The oldest atomic bomb in the U.S. arsenal desperately needs to be upgraded before its aging electronics go bad early in the next decade, the head of the Offutt-based U.S. Strategic Command says/.../

The plan pitched by the National Nuclear Security Administration, which manages the country's nuclear stockpile, would do more than just replace obsolete parts of the B61.

It also would add certain security features that backers say would make the bomb safer even if it fell into the wrong hands, although critics contend those features are unnecessary. And it would retrofit the bomb so it could be used with the new F-35 fighter jet.

Significantly, it would add a guided tail kit that would turn the B61 from a gravity-dependent “dumb” bomb into a “smart” one that could be aimed more precisely at a target.

“The big plus to the ­(B61-)12 is the additional precision guidance,” said Barry Watts, a retired Air Force officer who is now a senior fellow at the nonpartisan Center for Strategic and Budgetary Assessments. “The anti-nuclear groups look at it as a new capability, a new warhead.”

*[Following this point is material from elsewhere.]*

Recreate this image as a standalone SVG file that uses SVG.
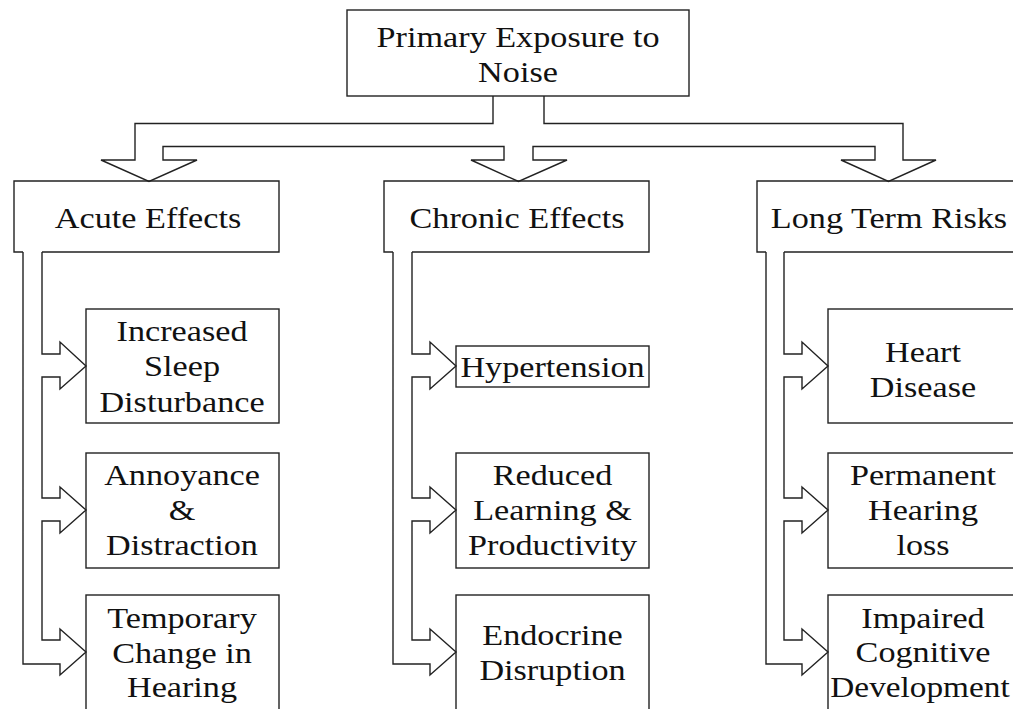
<svg xmlns="http://www.w3.org/2000/svg" width="1013" height="709" viewBox="0 0 1013 709">
<style>
  .bx{fill:none;stroke:#222;stroke-width:1.4}
  .cn{fill:none;stroke:#222;stroke-width:1.4;stroke-linejoin:miter}
  text{font-family:"Liberation Serif","Times New Roman",serif;font-size:30px;fill:#111;text-anchor:middle}
</style>
<rect x="0" y="0" width="1013" height="709" fill="#ffffff"/>
<g id="connectors">
  <path class="cn" d="M493,96 V123.5 H135 V160 H101 L149,181.5 L197,160 H163 V146.5 H504 V160 H471 L518.5,181.5 L567,160 H533 V146.5 H875 V160 H841 L888.5,181.5 L936,160 H903 V123.5 H544 V96"/>
  <path class="cn" d="M23,252 V664 H60 V675 L86,652 L60,629 V640 H42 V521 H60 V533 L86,510 L60,487 V498 H42 V377 H60 V389 L86,366 L60,342 V354 H42 V252"/>
  <path class="cn" d="M393,252 V664 H430 V675 L456,652 L430,629 V640 H412 V521 H430 V533 L456,510 L430,487 V498 H412 V377 H430 V389 L456,366 L430,342 V354 H412 V252"/>
  <path class="cn" d="M766,252 V664 H802 V675 L828,652 L802,629 V640 H784 V521 H802 V533 L828,510 L802,487 V498 H784 V377 H802 V389 L828,366 L802,342 V354 H784 V252"/>
</g>
<g id="primary">
  <rect class="bx" x="347" y="10" width="342" height="86"/>
  <text transform="translate(518,47) scale(1.14,1)"><tspan x="0" y="0">Primary Exposure to</tspan><tspan x="0" y="35">Noise</tspan></text>
</g>
<g id="acute">
  <path class="bx" d="M42,252 H279 V181 H14 V252 H23"/>
  <text transform="translate(148,228) scale(1.14,1)">Acute Effects</text>
</g>
<g id="chronic">
  <path class="bx" d="M412,252 H649 V181 H384 V252 H393"/>
  <text transform="translate(517,228) scale(1.14,1)">Chronic Effects</text>
</g>
<g id="longterm">
  <path class="bx" d="M784,252 H1022 V181 H757 V252 H766"/>
  <text transform="translate(889,228) scale(1.14,1)">Long Term Risks</text>
</g>
<g id="sleep">
  <rect class="bx" x="86" y="309" width="193" height="114"/>
  <text transform="translate(182,341) scale(1.14,1)"><tspan x="0" y="0">Increased</tspan><tspan x="0" y="35.5">Sleep</tspan><tspan x="0" y="71">Disturbance</tspan></text>
</g>
<g id="annoyance">
  <rect class="bx" x="86" y="453" width="193" height="115"/>
  <text transform="translate(182,485) scale(1.14,1)"><tspan x="0" y="0">Annoyance</tspan><tspan x="0" y="35">&amp;</tspan><tspan x="0" y="70">Distraction</tspan></text>
</g>
<g id="temporary">
  <rect class="bx" x="86" y="595" width="193" height="120"/>
  <text transform="translate(182,628) scale(1.14,1)"><tspan x="0" y="0">Temporary</tspan><tspan x="0" y="35">Change in</tspan><tspan x="0" y="69.5">Hearing</tspan></text>
</g>
<g id="hypertension">
  <rect class="bx" x="456" y="346" width="193" height="41"/>
  <text transform="translate(552.5,377) scale(1.14,1)">Hypertension</text>
</g>
<g id="learning">
  <rect class="bx" x="456" y="453" width="193" height="115"/>
  <text transform="translate(552.5,485) scale(1.14,1)"><tspan x="0" y="0">Reduced</tspan><tspan x="0" y="35.5">Learning &amp;</tspan><tspan x="0" y="70">Productivity</tspan></text>
</g>
<g id="endocrine">
  <rect class="bx" x="456" y="595" width="193" height="120"/>
  <text transform="translate(552.5,645) scale(1.14,1)"><tspan x="0" y="0">Endocrine</tspan><tspan x="0" y="35">Disruption</tspan></text>
</g>
<g id="heart">
  <rect class="bx" x="828" y="309" width="193" height="114"/>
  <text transform="translate(923,362) scale(1.14,1)"><tspan x="0" y="0">Heart</tspan><tspan x="0" y="35">Disease</tspan></text>
</g>
<g id="permanent">
  <rect class="bx" x="828" y="453" width="193" height="115"/>
  <text transform="translate(923,485) scale(1.14,1)"><tspan x="0" y="0">Permanent</tspan><tspan x="0" y="35">Hearing</tspan><tspan x="0" y="70">loss</tspan></text>
</g>
<g id="cognitive">
  <rect class="bx" x="828" y="595" width="193" height="120"/>
  <text transform="translate(923,628) scale(1.14,1)"><tspan x="0" y="0">Impaired</tspan><tspan x="0" y="34.5">Cognitive</tspan></text>
  <text transform="translate(920,697) scale(1.11,1)">Development</text>
</g>
</svg>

Arms-control advocates have argued the B61-12 upgrade violates Obama's 2010 nuclear strategy, which pledged not to add military capabilities when upgrading nuclear weapons.

The trouble with that strategy, Watts said, is that the U.S. arsenal is full of larger weapons designed for a massive Cold War confrontation with the Soviets. Now, though, the Russians and other nations in the nuclear club are focusing on smaller, tactical weapons designed to take out armies instead of cities.

Watts believes the U.S. emphasis on reducing weapons is misguided.

“If everybody on Earth were following (Obama's) lead, that would be fine,” Watts said. “But most countries are walking in the opposite direction.”